[START]

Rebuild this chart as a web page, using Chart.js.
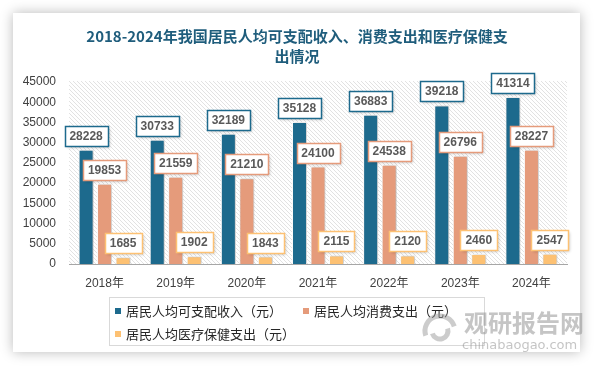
<!DOCTYPE html>
<html><head><meta charset="utf-8">
<script src="https://cdn.jsdelivr.net/npm/chart.js@4.4.1/dist/chart.umd.min.js"></script>
<style>
html,body{margin:0;padding:0;background:#fff;width:594px;height:366px;overflow:hidden;}
#card{position:absolute;left:13px;top:13px;width:567px;height:339px;background:#fff;box-shadow:0 0 12px rgba(0,0,0,0.28);}
#c{position:absolute;left:0;top:0;}
</style></head>
<body>
<div id="card"></div>
<canvas id="c" width="594" height="366"></canvas>
<script>
const titleLines = ['2018-2024年我国居民人均可支配收入、消费支出和医疗保健支', '出情况'];
const categories = ['2018年','2019年','2020年','2021年','2022年','2023年','2024年'];
const seriesNames = ['居民人均可支配收入（元）','居民人均消费支出（元）','居民人均医疗保健支出（元）'];
const income = [28228,30733,32189,35128,36883,39218,41314];
const consumption = [19853,21559,21210,24100,24538,26796,28227];
const medical = [1685,1902,1843,2115,2120,2460,2547];
const colors = ['#1d6a8d','#e59b7b','#fdc173'];
const watermarkText = ['观研报告网','chinabaogao.com'];

function makeHatch(){
  const t=document.createElement('canvas'); t.width=4; t.height=4;
  const g=t.getContext('2d');
  g.strokeStyle='#e2e2e2'; g.lineWidth=1;
  g.beginPath(); g.moveTo(-1,-1); g.lineTo(5,5); g.stroke();
  g.beginPath(); g.moveTo(-1,3); g.lineTo(1,5); g.stroke();
  g.beginPath(); g.moveTo(3,-1); g.lineTo(5,1); g.stroke();
  return g.createPattern(t,'repeat');
}

const decor = {
  id:'decor',
  beforeDraw(chart){
    const ctx=chart.ctx, a=chart.chartArea;
    ctx.save();
    ctx.fillStyle=makeHatch();
    ctx.fillRect(a.left,a.top-1,a.right-a.left,a.bottom-a.top+1);
    ctx.fillStyle='#1f5d7c';
    ctx.font='bold 15px "Noto Sans CJK SC"';
    ctx.textAlign='center'; ctx.textBaseline='middle';
    ctx.fillText(titleLines[0],297,36);
    ctx.fillText(titleLines[1],297,56);
    ctx.restore();
  },
  beforeDatasetsDraw(chart){
    const ctx=chart.ctx; ctx.save();
    ctx.shadowColor='rgba(0,0,0,0.25)'; ctx.shadowBlur=2; ctx.shadowOffsetX=1; ctx.shadowOffsetY=0;
  },
  afterDatasetsDraw(chart){
    const ctx=chart.ctx; ctx.restore();
    ctx.save();
    ctx.font='bold 12px "Liberation Sans"';
    ctx.textAlign='center'; ctx.textBaseline='middle';
    chart.data.datasets.forEach((ds,i)=>{
      const meta=chart.getDatasetMeta(i);
      meta.data.forEach((el,j)=>{
        const txt=String(ds.data[j]);
        const w=Math.round(ctx.measureText(txt).width)+10, h=20;
        const x=Math.round(el.x-w/2)+0.5, y=Math.round(el.y-4-h)+0.5;
        ctx.save();
        ctx.shadowColor='rgba(0,0,0,0.25)'; ctx.shadowBlur=3; ctx.shadowOffsetX=1; ctx.shadowOffsetY=1;
        ctx.fillStyle='#fff'; ctx.fillRect(x,y,w,h);
        ctx.restore();
        ctx.strokeStyle=colors[i]; ctx.lineWidth=1.5; ctx.strokeRect(x,y,w,h);
        ctx.fillStyle='#595959'; ctx.fillText(txt,el.x,y+h/2+0.5);
      });
    });
    ctx.restore();
  },
  afterDraw(chart){
    const ctx=chart.ctx; ctx.save();
    ctx.strokeStyle='#d9d9d9'; ctx.lineWidth=1;
    ctx.strokeRect(109.5,297.5,375,48);
    ctx.font='13px "Noto Sans CJK SC"'; ctx.textBaseline='middle'; ctx.textAlign='left';
    const pos=[[115,311],[303,311],[115,334]];
    seriesNames.forEach((n,i)=>{
      const [x,y]=pos[i];
      ctx.fillStyle=colors[i]; ctx.fillRect(x,y-3,6,6);
      ctx.fillStyle='#262626'; ctx.fillText(n,x+11,y);
    });
    ctx.globalAlpha=0.5;
    ctx.strokeStyle='#9a9a9a'; ctx.lineWidth=5;
    ctx.beginPath(); ctx.arc(440,331,15,Math.PI*0.9,Math.PI*1.9); ctx.stroke();
    ctx.beginPath(); ctx.arc(440,331,8,Math.PI*1.9,Math.PI*2.9); ctx.stroke();
    ctx.fillStyle='#8c8c8c';
    ctx.font='bold 24px "Noto Sans CJK SC"'; ctx.textAlign='left';
    ctx.fillText(watermarkText[0],464,323);
    ctx.font='13px "DejaVu Sans"';
    ctx.fillText(watermarkText[1],462,346);
    ctx.restore();
  }
};

new Chart(document.getElementById('c'),{
  type:'bar',
  data:{
    labels:categories,
    datasets:[
      {label:seriesNames[0],data:income,backgroundColor:colors[0]},
      {label:seriesNames[1],data:consumption,backgroundColor:colors[1]},
      {label:seriesNames[2],data:medical,backgroundColor:colors[2]}
    ].map(d=>Object.assign(d,{borderColor:'#ffffff',borderWidth:1,categoryPercentage:0.78,barPercentage:0.81}))
  },
  options:{
    responsive:false, animation:false, devicePixelRatio:1,
    layout:{padding:{top:82,left:0,right:27,bottom:0}},
    plugins:{legend:{display:false},title:{display:false},tooltip:{enabled:false}},
    scales:{
      x:{
        grid:{display:false,drawTicks:false},
        border:{display:true,color:'#a6a6a6',width:1},
        ticks:{color:'#404040',font:{family:'"Liberation Sans","Noto Sans CJK SC"',size:12},padding:12,maxRotation:0},
        afterFit(s){s.height=102;}
      },
      y:{
        min:0,max:45000,
        grid:{display:false,drawTicks:false},
        border:{display:false},
        ticks:{stepSize:5000,color:'#404040',font:{family:'"Liberation Sans"',size:12},padding:13,callback:v=>String(v)},
        afterFit(s){s.width=69;}
      }
    }
  },
  plugins:[decor]
});
</script>
</body></html>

[END]

> [Prompt] In this exercise, set down all of the data exactly, without the pictures.

> [Worked answer]
Rebuild this chart as a web page, using Chart.js.
<!DOCTYPE html>
<html><head><meta charset="utf-8">
<script src="https://cdn.jsdelivr.net/npm/chart.js@4.4.1/dist/chart.umd.min.js"></script>
<style>
html,body{margin:0;padding:0;background:#fff;width:594px;height:366px;overflow:hidden;}
#card{position:absolute;left:13px;top:13px;width:567px;height:339px;background:#fff;box-shadow:0 0 12px rgba(0,0,0,0.28);}
#c{position:absolute;left:0;top:0;}
</style></head>
<body>
<div id="card"></div>
<canvas id="c" width="594" height="366"></canvas>
<script>
const titleLines = ['2018-2024年我国居民人均可支配收入、消费支出和医疗保健支', '出情况'];
const categories = ['2018年','2019年','2020年','2021年','2022年','2023年','2024年'];
const seriesNames = ['居民人均可支配收入（元）','居民人均消费支出（元）','居民人均医疗保健支出（元）'];
const income = [28228,30733,32189,35128,36883,39218,41314];
const consumption = [19853,21559,21210,24100,24538,26796,28227];
const medical = [1685,1902,1843,2115,2120,2460,2547];
const colors = ['#1d6a8d','#e59b7b','#fdc173'];
const watermarkText = ['观研报告网','chinabaogao.com'];

function makeHatch(){
  const t=document.createElement('canvas'); t.width=4; t.height=4;
  const g=t.getContext('2d');
  g.strokeStyle='#e2e2e2'; g.lineWidth=1;
  g.beginPath(); g.moveTo(-1,-1); g.lineTo(5,5); g.stroke();
  g.beginPath(); g.moveTo(-1,3); g.lineTo(1,5); g.stroke();
  g.beginPath(); g.moveTo(3,-1); g.lineTo(5,1); g.stroke();
  return g.createPattern(t,'repeat');
}

const decor = {
  id:'decor',
  beforeDraw(chart){
    const ctx=chart.ctx, a=chart.chartArea;
    ctx.save();
    ctx.fillStyle=makeHatch();
    ctx.fillRect(a.left,a.top-1,a.right-a.left,a.bottom-a.top+1);
    ctx.fillStyle='#1f5d7c';
    ctx.font='bold 15px "Noto Sans CJK SC"';
    ctx.textAlign='center'; ctx.textBaseline='middle';
    ctx.fillText(titleLines[0],297,36);
    ctx.fillText(titleLines[1],297,56);
    ctx.restore();
  },
  beforeDatasetsDraw(chart){
    const ctx=chart.ctx; ctx.save();
    ctx.shadowColor='rgba(0,0,0,0.25)'; ctx.shadowBlur=2; ctx.shadowOffsetX=1; ctx.shadowOffsetY=0;
  },
  afterDatasetsDraw(chart){
    const ctx=chart.ctx; ctx.restore();
    ctx.save();
    ctx.font='bold 12px "Liberation Sans"';
    ctx.textAlign='center'; ctx.textBaseline='middle';
    chart.data.datasets.forEach((ds,i)=>{
      const meta=chart.getDatasetMeta(i);
      meta.data.forEach((el,j)=>{
        const txt=String(ds.data[j]);
        const w=Math.round(ctx.measureText(txt).width)+10, h=20;
        const x=Math.round(el.x-w/2)+0.5, y=Math.round(el.y-4-h)+0.5;
        ctx.save();
        ctx.shadowColor='rgba(0,0,0,0.25)'; ctx.shadowBlur=3; ctx.shadowOffsetX=1; ctx.shadowOffsetY=1;
        ctx.fillStyle='#fff'; ctx.fillRect(x,y,w,h);
        ctx.restore();
        ctx.strokeStyle=colors[i]; ctx.lineWidth=1.5; ctx.strokeRect(x,y,w,h);
        ctx.fillStyle='#595959'; ctx.fillText(txt,el.x,y+h/2+0.5);
      });
    });
    ctx.restore();
  },
  afterDraw(chart){
    const ctx=chart.ctx; ctx.save();
    ctx.strokeStyle='#d9d9d9'; ctx.lineWidth=1;
    ctx.strokeRect(109.5,297.5,375,48);
    ctx.font='13px "Noto Sans CJK SC"'; ctx.textBaseline='middle'; ctx.textAlign='left';
    const pos=[[115,311],[303,311],[115,334]];
    seriesNames.forEach((n,i)=>{
      const [x,y]=pos[i];
      ctx.fillStyle=colors[i]; ctx.fillRect(x,y-3,6,6);
      ctx.fillStyle='#262626'; ctx.fillText(n,x+11,y);
    });
    ctx.globalAlpha=0.5;
    ctx.strokeStyle='#9a9a9a'; ctx.lineWidth=5;
    ctx.beginPath(); ctx.arc(440,331,15,Math.PI*0.9,Math.PI*1.9); ctx.stroke();
    ctx.beginPath(); ctx.arc(440,331,8,Math.PI*1.9,Math.PI*2.9); ctx.stroke();
    ctx.fillStyle='#8c8c8c';
    ctx.font='bold 24px "Noto Sans CJK SC"'; ctx.textAlign='left';
    ctx.fillText(watermarkText[0],464,323);
    ctx.font='13px "DejaVu Sans"';
    ctx.fillText(watermarkText[1],462,346);
    ctx.restore();
  }
};

new Chart(document.getElementById('c'),{
  type:'bar',
  data:{
    labels:categories,
    datasets:[
      {label:seriesNames[0],data:income,backgroundColor:colors[0]},
      {label:seriesNames[1],data:consumption,backgroundColor:colors[1]},
      {label:seriesNames[2],data:medical,backgroundColor:colors[2]}
    ].map(d=>Object.assign(d,{borderColor:'#ffffff',borderWidth:1,categoryPercentage:0.78,barPercentage:0.81}))
  },
  options:{
    responsive:false, animation:false, devicePixelRatio:1,
    layout:{padding:{top:82,left:0,right:27,bottom:0}},
    plugins:{legend:{display:false},title:{display:false},tooltip:{enabled:false}},
    scales:{
      x:{
        grid:{display:false,drawTicks:false},
        border:{display:true,color:'#a6a6a6',width:1},
        ticks:{color:'#404040',font:{family:'"Liberation Sans","Noto Sans CJK SC"',size:12},padding:12,maxRotation:0},
        afterFit(s){s.height=102;}
      },
      y:{
        min:0,max:45000,
        grid:{display:false,drawTicks:false},
        border:{display:false},
        ticks:{stepSize:5000,color:'#404040',font:{family:'"Liberation Sans"',size:12},padding:13,callback:v=>String(v)},
        afterFit(s){s.width=69;}
      }
    }
  },
  plugins:[decor]
});
</script>
</body></html>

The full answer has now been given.